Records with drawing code
■ ■ ■ ■ ■ ■ ■

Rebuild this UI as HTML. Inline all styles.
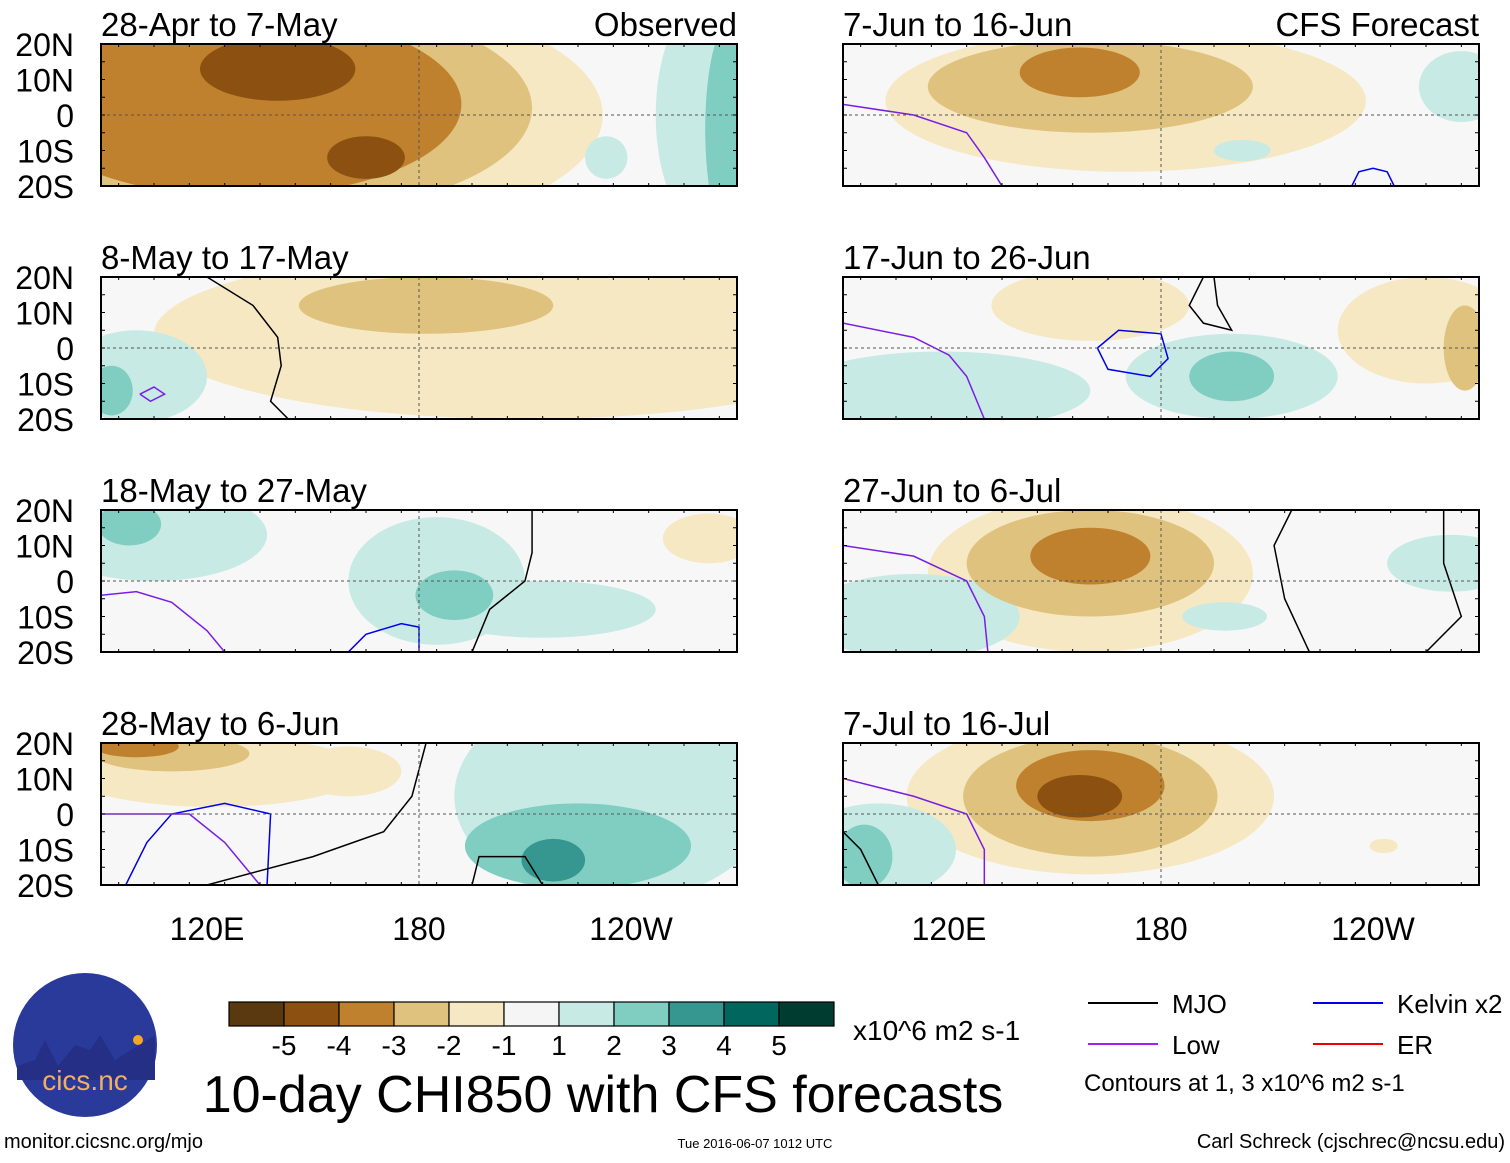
<!DOCTYPE html>
<html><head><meta charset="utf-8"><style>
body{margin:0;background:#fff;font-family:"Liberation Sans",sans-serif}
svg text{font-family:"Liberation Sans",sans-serif}
</style></head><body>
<svg id="c" width="1510" height="1158" viewBox="0 0 1510 1158" xmlns="http://www.w3.org/2000/svg"></svg>
<script>
const levels=[-5,-4,-3,-2,-1,1,2,3,4,5];
const levelColors=["#5a3810","#8c5110","#bf812d","#dfc27d","#f6e8c3","#c7eae5","#80cdc1","#35978f","#01665e","#003c30"];
const panelTitles=["28-Apr to 7-May","7-Jun to 16-Jun","8-May to 17-May","17-Jun to 26-Jun","18-May to 27-May","27-Jun to 6-Jul","28-May to 6-Jun","7-Jul to 16-Jul"];
const latTicks=["20N","10N","0","10S","20S"];
const lonTickLabels=["120E","180","120W"];
const lonTicks=[120,180,240];
// blobs: [level, lon, lat, rxDeg, ryDeg]
const blobs1=[[-1,150,0,82,34],[-2,140,2,72,30],[-3,130,3,62,26],[-4,140,13,22,9],[-4,165,-12,11,6],[1,263,0,16,34],[1,233,-12,6,6],[2,268,-4,7,30]];
const blobs2=[[-1,170,4,68,20],[-2,160,8,46,13],[-3,157,12,17,7],[1,265,8,12,10],[1,203,-10,8,3]];
const blobs3=[[-1,210,4,105,24],[-2,182,12,36,8],[1,100,-8,20,13],[2,93,-12,6,7]];
const blobs4=[[-1,160,12,28,10],[-1,255,5,25,15],[-2,266,0,6,12],[1,118,-12,42,11],[1,200,-8,30,12],[2,200,-8,12,7]];
const blobs5=[[1,105,13,32,13],[2,98,16,9,6],[1,185,0,25,18],[1,215,-8,32,8],[2,190,-4,11,7],[-1,262,12,13,7]];
const blobs6=[[-1,160,2,46,22],[-2,160,5,35,15],[-3,160,7,17,8],[1,110,-10,30,12],[1,262,5,18,8],[1,198,-10,12,4]];
const blobs7=[[-1,122,12,42,10],[-2,110,17,22,5],[-3,100,19,12,3],[-1,160,12,15,7],[1,235,5,45,30],[2,225,-9,32,12],[3,218,-13,9,6],[1,252,15,20,8]];
const blobs8=[[-1,160,5,52,22],[-2,160,5,36,17],[-3,160,8,21,10],[-4,157,5,12,6],[1,100,-10,22,13],[2,96,-12,8,9],[-1,243,-9,4,2]];
const panelBlobs=[blobs1,blobs2,blobs3,blobs4,blobs5,blobs6,blobs7,blobs8];
// contour lines: [panel, color, [[lon,lat],...]]
const contours=[
 [1,"#7a1ee6",[[90,3],[110,0],[125,-5],[130,-12],[135,-20]]],
 [1,"#0000ee",[[234,-20],[236,-16],[240,-15],[244,-16],[246,-20]]],
 [2,"#000",[[120,20],[133,12],[140,3],[141,-5],[138,-15],[143,-20]]],
 [2,"#7a1ee6",[[101,-13],[105,-11],[108,-13],[104,-15],[101,-13]]],
 [3,"#7a1ee6",[[90,7],[110,3],[120,-2],[125,-8],[130,-20]]],
 [3,"#0000ee",[[162,0],[168,5],[180,4],[182,-3],[177,-8],[165,-6],[162,0]]],
 [3,"#000",[[192,20],[188,12],[192,7],[200,5],[196,12],[195,20]]],
 [4,"#7a1ee6",[[90,-4],[100,-3],[110,-6],[120,-14],[125,-20]]],
 [4,"#0000ee",[[160,-20],[165,-15],[175,-12],[180,-13],[180,-20]]],
 [4,"#000",[[212,20],[212,8],[210,0],[200,-8],[195,-20]]],
 [5,"#7a1ee6",[[90,10],[110,7],[125,0],[130,-10],[131,-20]]],
 [5,"#000",[[217,20],[212,10],[215,-5],[222,-20]]],
 [5,"#000",[[260,20],[260,5],[265,-10],[255,-20]]],
 [6,"#0000ee",[[97,-20],[103,-8],[110,0],[125,3],[138,0],[137,-20]]],
 [6,"#7a1ee6",[[90,0],[115,0],[125,-8],[135,-20]]],
 [6,"#000",[[120,-20],[150,-12],[170,-5],[178,5],[182,20]]],
 [6,"#000",[[195,-20],[197,-12],[210,-12],[215,-20]]],
 [7,"#7a1ee6",[[90,10],[110,5],[125,0],[130,-10],[130,-20]]],
 [7,"#000",[[90,-5],[95,-10],[100,-20]]]
];
const NS="http://www.w3.org/2000/svg";
const svg=document.getElementById('c');
function el(t,a,p){const e=document.createElementNS(NS,t);for(const k in a)e.setAttribute(k,a[k]);(p||svg).appendChild(e);return e;}
const colX=[101,843], rowY=[44,277,510,743], PW=636, PH=142;
function xs(col,lon){return colX[col]+(lon-90)*PW/180;}
function ys(row,lat){return rowY[row]+(20-lat)*PH/40;}
const defs=el('defs',{});
for(let p=0;p<8;p++){
 const col=p%2,row=Math.floor(p/2);
 const cp=el('clipPath',{id:'cp'+p},defs);
 el('rect',{x:colX[col],y:rowY[row],width:PW,height:PH},cp);
 const g=el('g',{'clip-path':'url(#cp'+p+')'});
 
 
 el('rect',{x:colX[col],y:rowY[row],width:PW,height:PH,fill:'#f7f7f7'},g);
 const bl=panelBlobs[p].slice().sort((a,b)=>Math.abs(a[0])-Math.abs(b[0]));
 bl.forEach(b=>{
  const e=el('ellipse',{cx:xs(col,b[1]),cy:ys(row,b[2]),rx:b[3]*PW/180,ry:b[4]*PH/40,fill:levelColors[levels.indexOf(b[0])]},g);
  
  
 });
 contours.filter(c=>c[0]===p).forEach(c=>{
  const l=el('polyline',{points:c[2].map(q=>xs(col,q[0])+','+ys(row,q[1])).join(' '),fill:'none',stroke:c[1],'stroke-width':1.5},g);
  
  
 });
 el('line',{x1:colX[col],x2:colX[col]+PW,y1:ys(row,0),y2:ys(row,0),stroke:'#555','stroke-dasharray':'3,3','stroke-width':1},g);
 el('line',{x1:xs(col,180),x2:xs(col,180),y1:rowY[row],y2:rowY[row]+PH,stroke:'#555','stroke-dasharray':'3,3','stroke-width':1},g);
 const fr=el('rect',{x:colX[col],y:rowY[row],width:PW,height:PH,fill:'none',stroke:'#000','stroke-width':2});
 
 
 for(let lon=95;lon<270;lon+=10){const x=xs(col,lon);const L=(lon%60===0)?6:3;
  el('line',{x1:x,x2:x,y1:rowY[row],y2:rowY[row]+L,stroke:'#000'});el('line',{x1:x,x2:x,y1:rowY[row]+PH,y2:rowY[row]+PH-L,stroke:'#000'});}
 for(let lat=-15;lat<20;lat+=5){const y=ys(row,lat);
  el('line',{x1:colX[col],x2:colX[col]+4,y1:y,y2:y,stroke:'#000'});el('line',{x1:colX[col]+PW,x2:colX[col]+PW-4,y1:y,y2:y,stroke:'#000'});}
 const t=el('text',{x:colX[col],y:rowY[row]-8,'font-size':33});t.textContent=panelTitles[p];
 
 
 if(col===0){latTicks.forEach((s,i)=>{const tt=el('text',{x:74,y:rowY[row]+i*PH/4+12,'font-size':32,'text-anchor':'end'});tt.textContent=s;
  
  });}
}
let t=el('text',{x:737,y:36,'font-size':33,'text-anchor':'end'});t.textContent='Observed';


t=el('text',{x:1479,y:36,'font-size':33,'text-anchor':'end'});t.textContent='CFS Forecast';


[0,1].forEach(col=>lonTicks.forEach((lon,i)=>{const tt=el('text',{x:xs(col,lon),y:940,'font-size':32,'text-anchor':'middle'});tt.textContent=lonTickLabels[i];
 
 }));
// colorbar
const cbColors=["#5a3810","#8c5110","#bf812d","#dfc27d","#f6e8c3","#f5f5f5","#c7eae5","#80cdc1","#35978f","#01665e","#003c30"];
cbColors.forEach((c,i)=>{const r=el('rect',{x:229+i*55,y:1002,width:55,height:24,fill:c,stroke:'#000','stroke-width':1.2});
 
 });
levels.forEach((v,i)=>{const tt=el('text',{x:284+i*55,y:1055,'font-size':28,'text-anchor':'middle'});tt.textContent=String(v);
 
 });
t=el('text',{x:853,y:1040,'font-size':28});t.textContent='x10^6 m2 s-1';


t=el('text',{x:603,y:1112,'font-size':52,'text-anchor':'middle'});t.textContent='10-day CHI850 with CFS forecasts';


// legend
const legItems=[["MJO","#000",1088,1003],["Kelvin x2","#0000ee",1313,1003],["Low","#a020f0",1088,1044],["ER","#ee0000",1313,1044]];
legItems.forEach(l=>{el('line',{x1:l[2],x2:l[2]+70,y1:l[3],y2:l[3],stroke:l[1],'stroke-width':2});
 const tt=el('text',{x:l[2]+84,y:l[3]+10,'font-size':26});tt.textContent=l[0];
 
 });
t=el('text',{x:1084,y:1091,'font-size':24});t.textContent='Contours at 1, 3 x10^6 m2 s-1';


// logo
const lg=el('g',{});


el('circle',{cx:85,cy:1045,r:72,fill:'#2a3a9a'},lg);
el('path',{d:'M17,1066 L35,1060 L45,1040 L58,1066 L75,1045 L90,1050 L100,1035 L115,1060 L155,1035 L155,1080 L17,1080Z',fill:'#262f86'},lg);
el('circle',{cx:138,cy:1040,r:5,fill:'#f5a623'},lg);
t=el('text',{x:85,y:1090,'font-size':28,fill:'#f0b060','text-anchor':'middle'},lg);t.textContent='cics.nc';
t=el('text',{x:4,y:1148,'font-size':20});t.textContent='monitor.cicsnc.org/mjo';


t=el('text',{x:755,y:1148,'font-size':13,'text-anchor':'middle'});t.textContent='Tue 2016-06-07 1012 UTC';


t=el('text',{x:1505,y:1148,'font-size':20,'text-anchor':'end'});t.textContent='Carl Schreck (cjschrec@ncsu.edu)';


</script>
</body></html>
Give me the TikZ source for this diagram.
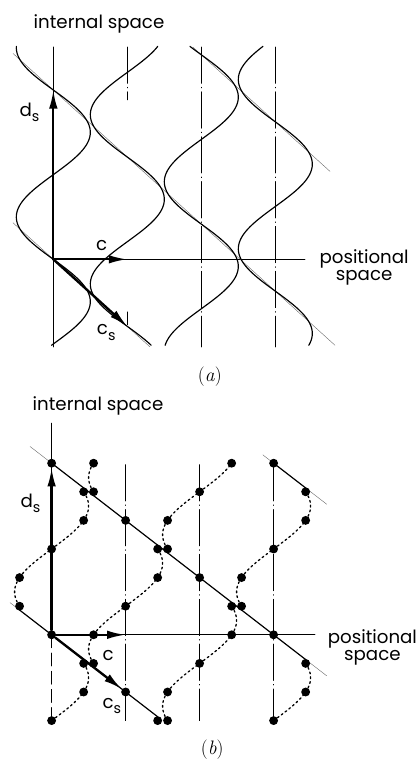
\documentclass[tikz,border=0pt]{standalone}
\usepackage{fontspec}
\setsansfont{Poppins}
\usepackage{tikz}
\usetikzlibrary{arrows.meta}

\newcommand{\lowsub}[1]{\raisebox{-0.55ex}{\fontsize{11}{11}\selectfont #1}}

\begin{document}
\begin{tikzpicture}[
	line cap=round,
	line join=round,
	every node/.style={font=\sffamily\fontsize{14}{13}\selectfont},
	axisline/.style={line width=0.6pt},
	latline/.style={line width=0.5pt, dash pattern=on 28pt off 3pt on 0.5pt off 3pt},
	strand/.style={line width=0.9pt},
	guide/.style={line width=0.3pt, black!60},
	vec/.style={line width=1.8pt, -{Latex[length=5mm, width=2.3mm]}},
	atom/.style={circle, fill, inner sep=0pt, minimum size=2.4mm},
	wavy/.style={line width=1pt, dash pattern=on 1.4pt off 2.3pt},
	tag/.style={font=\rmfamily\fontsize{15}{16}\selectfont}
	]
	\useasboundingbox (0,0) rectangle (11.324,20.514);
	
	% Panel (a): incommensurate case
	\begin{scope}[shift={(1.441,13.505)}]
		% Axes and lattice lines
		\draw[axisline] (0,-2.37) -- (0,5.74);
		\draw[axisline] (0,0) -- (6.80,0);
		\draw[latline] (2,5.74) -- (2,4.31);
		\draw[latline] (2,-1.42) -- (2,-1.77);
		\draw[latline] (4,5.74) -- (4,-2.37);
		\draw[latline] (6,5.74) -- (6,-2.37);
		
		% Lines parallel to c_s
		\draw[guide] (-1.09,0.988) -- (2.61,-2.365);
		\draw[guide] (-1.09,5.564) -- (7.61,-2.32);
		\draw[guide] (3.776,5.73) -- (7.48,2.375);
		
		% Atomic strings
		\foreach \n in {0,...,3}
		\draw[strand] plot[domain=-2.324:5.757, samples=160, variable=\t]
		({2*\n-sin(360*\t/4.576+142.56*\n)}, \t);
		
		% Basis vectors
		\coordinate (oA) at (0,0);
		\coordinate (dA) at (0,4.576);
		\coordinate (cA) at (2,0);
		\coordinate (csA) at (2,-1.812);
		\draw[vec] (oA) -- (dA);
		\draw[vec] (oA) -- (cA);
		\draw[vec] (oA) -- (csA);
		
		% Labels
		\node (intA) at (1.235,6.36) {internal space};
		\node (dsA) at (-0.643,3.97) {d\lowsub{s}};
		\node (cLA) at (1.305,0.365) {c};
		\node (csLA) at (1.43,-1.98) {c\lowsub{s}};
		\node[align=center] (posA) at (8.40,-0.22) {positional\\space};
		\node[tag] (capA) at (4.23,-3.18) {(\textit{a})};
	\end{scope}
	
	% Panel (b): commensurate case
	\begin{scope}[shift={(1.395,3.357)}]
		% Axes and lattice lines
		\draw[axisline] (0,0) -- (0,5.72);
		\draw[axisline, dash pattern=on 10pt off 4pt] (0,0) -- (0,-2.32);
		\draw[axisline] (0,0) -- (7.12,0);
		\foreach \x in {2,4,6}
		\draw[latline] (\x,4.6) -- (\x,-2.32);
		
		% Lines parallel to c_s
		\draw[guide] (-1.124,0.869) -- (2.866,-2.215);
		\draw[guide] (-0.584,5.09) -- (7.435,-1.109);
		\draw[guide] (5.71,4.862) -- (7.435,3.529);
		
		% Atoms
		\foreach \n in {0,...,3}
		\foreach \kk in {0,...,9}
		\node[atom] (b\n\kk) at ({2*\n-sin(60*(\kk-3)+120*\n)}, {(\kk-3)*0.773}) {};
		
		% Dotted parts of the strings
		\foreach \n in {0,...,3}
		\foreach \kk in {0,...,8}{
			\pgfmathtruncatemacro\segph{mod(\kk+3+2*\n,6)}
			\pgfmathsetmacro\ylo{(\kk-3)*0.773}
			\pgfmathsetmacro\yhi{(\kk-2)*0.773}
			\ifnum\segph>0 \ifnum\segph<5
			\draw[wavy] plot[domain=\ylo:\yhi, samples=16, variable=\t]
			({2*\n-sin(360*\t/4.638+120*\n)}, \t);
			\fi\fi
		}
		
		% Solid parts along c_s
		\coordinate (l0s) at (-0.866,0.669);
		\coordinate (l0e) at (2.866,-2.215);
		\coordinate (l1e) at (6.866,-0.669);
		\coordinate (l2e) at (6.866,3.969);
		\draw[strand] (l0s) -- (b03.center) -- (b11.center) -- (l0e);
		\draw[strand] (b09.center) -- (b17.center) -- (b25.center) -- (b33.center) -- (l1e);
		\draw[strand] (b39.center) -- (l2e);
		
		% Basis vectors
		\coordinate (cB) at (2,0);
		\draw[vec] (b03) -- (b09);
		\draw[vec] (b03) -- (cB);
		\draw[vec] (b03) -- (b11);
		
		% Labels
		\node (intB) at (1.254,6.18) {internal space};
		\node (dsB) at (-0.57,3.56) {d\lowsub{s}};
		\node (cLB) at (1.53,-0.57) {c};
		\node (csLB) at (1.63,-1.92) {c\lowsub{s}};
		\node[align=center] (posB) at (8.67,-0.34) {positional\\space};
		\node[tag] (capB) at (4.34,-3.11) {(\textit{b})};
	\end{scope}
\end{tikzpicture}
\end{document}
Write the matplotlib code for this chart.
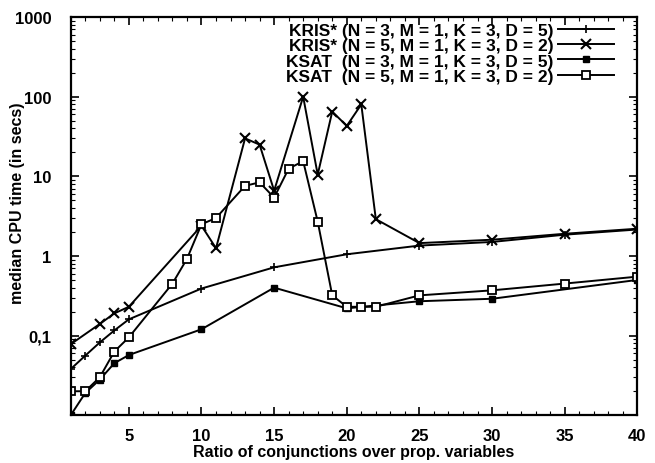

■ ■ ■ ■ ■ ■ ■

Show all lines from the listing above in which "this" appears.

* Correct output
Rebuild this UI as HTML. Inline all styles.
Give me the TikZ source for this diagram.
Write the matplotlib code for this chart.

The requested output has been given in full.